En effet, Fated propose des scènes d’anthologie entre personnages bibliques et autres personnages des pêchés capitaux, entre Dieu et ses ouailles qui travaillent tous dans la peur de celui-ci. On apprend ainsi que Paresse a séché la plupart des cours proposés par Jerry. Et S.G. Browne, parallèlement à tout ce déchaînement cosmique, est capable de nous proposer des scènes d’une intimité troublante entre Sergio et Sara. Quelques scènes de sexe aussi, menées à la va-vite, tant là ne semble pas être son propos. Non, l’histoire d’amour entre ces deux personnages est bien réelle. C’est là le cœur du sujet de Fated.
La Destinée, la Mort et moi, comment j’ai conjuré le sort de S.G. Browne, traduit de l’anglais (États-Unis) par Morgane Saysana, Agullo éditions, août 2016.
Retrouvez l’interview conduite par Barz de l’auteur, S.G. Browne ici dans quelques minutes.
Site officiel – facebook officiel – twitter – Agullo éditions
C’est justement le titre qui m’a fait acheter le livre… comme quoi.
Et oui sa lecture est un vrai régal
Effectivement, nous pouvons avoir un point de vue différent!
Merci pour votre lecture enthousiaste !
Pour info, le titre à rallonge est un choix (pertinent, à mon sens) de l’éditeur. L’idée étant de faire écho aux deux romans de S.G. Browne parus chez Mirobole, à l’époque (Comment j’ai cuisiné mon père, ma mère et retrouvé l’amour http://mirobole-editions.com/livres/comment-jai-cuisine-mon-pere-ma-mere-et-retrouve-lamour/ et Le jour où les zombies ont mangé le Père-Noël http://mirobole-editions.com/livres/le-jour-ou-les-zombies-ont-devore-le-pere-noel/).
De rien pour la lecture!
Quant au titre, tout le monde n’y trouve pas son compte. Et un lecteur qui a fait un commentaire ici a acheté cet ouvrage à cause du titre…comme quoi.
Merci de vos précisions.
Tout ça est très subjectif, vous avez raison. Au moins, maintenant, vous avez une explication quant à la longueur du titre.
Je me rends compte que j’ai écorché le titre d’un des romans de S.G. Browne dans mon précédent commentaire : Le Jour où les zombies ont DÉVORÉ le Père-Noël.

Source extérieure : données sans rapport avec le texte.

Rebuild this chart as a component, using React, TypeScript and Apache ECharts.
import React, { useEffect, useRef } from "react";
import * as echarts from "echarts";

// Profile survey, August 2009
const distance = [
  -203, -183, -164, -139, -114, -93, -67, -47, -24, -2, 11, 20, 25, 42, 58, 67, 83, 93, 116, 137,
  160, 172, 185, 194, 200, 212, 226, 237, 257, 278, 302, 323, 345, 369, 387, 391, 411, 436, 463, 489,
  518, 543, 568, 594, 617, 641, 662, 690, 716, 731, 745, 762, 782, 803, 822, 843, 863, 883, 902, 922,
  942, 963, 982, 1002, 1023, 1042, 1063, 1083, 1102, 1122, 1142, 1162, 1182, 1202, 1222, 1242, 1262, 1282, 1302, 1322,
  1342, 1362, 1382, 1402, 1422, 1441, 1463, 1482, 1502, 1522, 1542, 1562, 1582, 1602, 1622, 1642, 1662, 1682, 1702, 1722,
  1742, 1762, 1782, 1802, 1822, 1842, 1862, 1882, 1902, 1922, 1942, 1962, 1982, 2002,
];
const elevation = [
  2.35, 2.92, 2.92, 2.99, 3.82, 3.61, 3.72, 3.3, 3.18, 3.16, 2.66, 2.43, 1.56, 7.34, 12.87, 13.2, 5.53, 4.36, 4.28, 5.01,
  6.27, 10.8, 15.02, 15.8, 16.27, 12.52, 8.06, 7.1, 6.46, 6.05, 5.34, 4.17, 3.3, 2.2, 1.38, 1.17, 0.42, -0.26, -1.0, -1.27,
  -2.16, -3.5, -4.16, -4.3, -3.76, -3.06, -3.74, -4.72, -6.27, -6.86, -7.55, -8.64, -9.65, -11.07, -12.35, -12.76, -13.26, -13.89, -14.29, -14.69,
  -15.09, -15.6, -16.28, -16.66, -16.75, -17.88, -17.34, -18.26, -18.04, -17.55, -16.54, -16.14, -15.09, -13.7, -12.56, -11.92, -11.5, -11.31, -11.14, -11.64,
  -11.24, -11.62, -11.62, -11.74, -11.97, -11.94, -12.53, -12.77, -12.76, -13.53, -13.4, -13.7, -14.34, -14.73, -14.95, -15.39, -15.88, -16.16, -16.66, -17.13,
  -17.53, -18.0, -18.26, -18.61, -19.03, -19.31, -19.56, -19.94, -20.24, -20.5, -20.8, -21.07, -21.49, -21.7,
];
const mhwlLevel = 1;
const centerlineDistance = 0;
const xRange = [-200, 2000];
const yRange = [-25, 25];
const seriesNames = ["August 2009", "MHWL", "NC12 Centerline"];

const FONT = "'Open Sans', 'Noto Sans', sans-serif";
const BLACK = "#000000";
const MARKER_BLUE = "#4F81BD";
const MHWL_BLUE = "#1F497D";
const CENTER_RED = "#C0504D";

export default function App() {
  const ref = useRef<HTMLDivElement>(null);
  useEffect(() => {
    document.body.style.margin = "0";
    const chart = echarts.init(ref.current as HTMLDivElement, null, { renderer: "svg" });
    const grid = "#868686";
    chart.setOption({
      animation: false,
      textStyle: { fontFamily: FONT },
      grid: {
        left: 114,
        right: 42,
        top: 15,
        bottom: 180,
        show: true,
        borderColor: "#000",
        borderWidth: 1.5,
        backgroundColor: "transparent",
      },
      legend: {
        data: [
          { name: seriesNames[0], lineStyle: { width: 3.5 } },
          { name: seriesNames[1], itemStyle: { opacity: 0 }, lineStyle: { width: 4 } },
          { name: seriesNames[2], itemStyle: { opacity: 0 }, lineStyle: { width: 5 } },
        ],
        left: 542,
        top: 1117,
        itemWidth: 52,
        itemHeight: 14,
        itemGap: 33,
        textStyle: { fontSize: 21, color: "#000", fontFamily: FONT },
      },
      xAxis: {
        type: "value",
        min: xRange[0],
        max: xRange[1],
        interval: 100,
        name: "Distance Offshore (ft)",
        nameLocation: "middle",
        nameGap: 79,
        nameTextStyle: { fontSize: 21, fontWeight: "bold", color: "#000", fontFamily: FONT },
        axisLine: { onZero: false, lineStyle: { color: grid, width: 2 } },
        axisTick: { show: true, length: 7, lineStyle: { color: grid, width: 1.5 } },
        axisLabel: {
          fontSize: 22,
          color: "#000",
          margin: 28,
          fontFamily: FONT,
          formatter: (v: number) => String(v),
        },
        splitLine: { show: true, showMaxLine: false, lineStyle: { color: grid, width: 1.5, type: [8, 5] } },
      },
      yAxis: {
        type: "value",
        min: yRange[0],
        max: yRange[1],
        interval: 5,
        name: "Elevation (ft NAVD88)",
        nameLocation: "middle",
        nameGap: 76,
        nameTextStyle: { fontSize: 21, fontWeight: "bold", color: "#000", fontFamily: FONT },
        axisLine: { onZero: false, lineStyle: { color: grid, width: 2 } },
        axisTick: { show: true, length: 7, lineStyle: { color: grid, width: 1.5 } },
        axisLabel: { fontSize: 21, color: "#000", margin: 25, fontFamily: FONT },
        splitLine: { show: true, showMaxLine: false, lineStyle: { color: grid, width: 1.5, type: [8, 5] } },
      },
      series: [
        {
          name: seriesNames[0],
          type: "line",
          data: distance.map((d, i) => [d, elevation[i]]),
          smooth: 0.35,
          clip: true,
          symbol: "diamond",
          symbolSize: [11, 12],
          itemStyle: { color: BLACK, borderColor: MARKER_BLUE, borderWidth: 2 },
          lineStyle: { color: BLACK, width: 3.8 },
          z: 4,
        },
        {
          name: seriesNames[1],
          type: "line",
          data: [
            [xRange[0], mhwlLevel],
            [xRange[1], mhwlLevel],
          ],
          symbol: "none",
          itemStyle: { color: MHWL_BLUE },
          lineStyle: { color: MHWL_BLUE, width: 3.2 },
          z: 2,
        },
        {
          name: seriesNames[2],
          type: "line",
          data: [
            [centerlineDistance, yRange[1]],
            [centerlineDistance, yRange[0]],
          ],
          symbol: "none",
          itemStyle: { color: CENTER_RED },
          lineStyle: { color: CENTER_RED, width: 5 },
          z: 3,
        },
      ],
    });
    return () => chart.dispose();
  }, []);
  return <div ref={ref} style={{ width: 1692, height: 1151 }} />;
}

Tout ceci est très subjectif, vous avez raison. Au moins, maintenant, vous avez une explication quant à la longueur du titre français.
J’en profite pour rectifier une bévue dans mon précédent commentaire : Le Jour où les zombies ont DÉVORÉ le Père-Noël.
Et merci à Barz pour sa relecture attentive de la chronique et ses suggestions.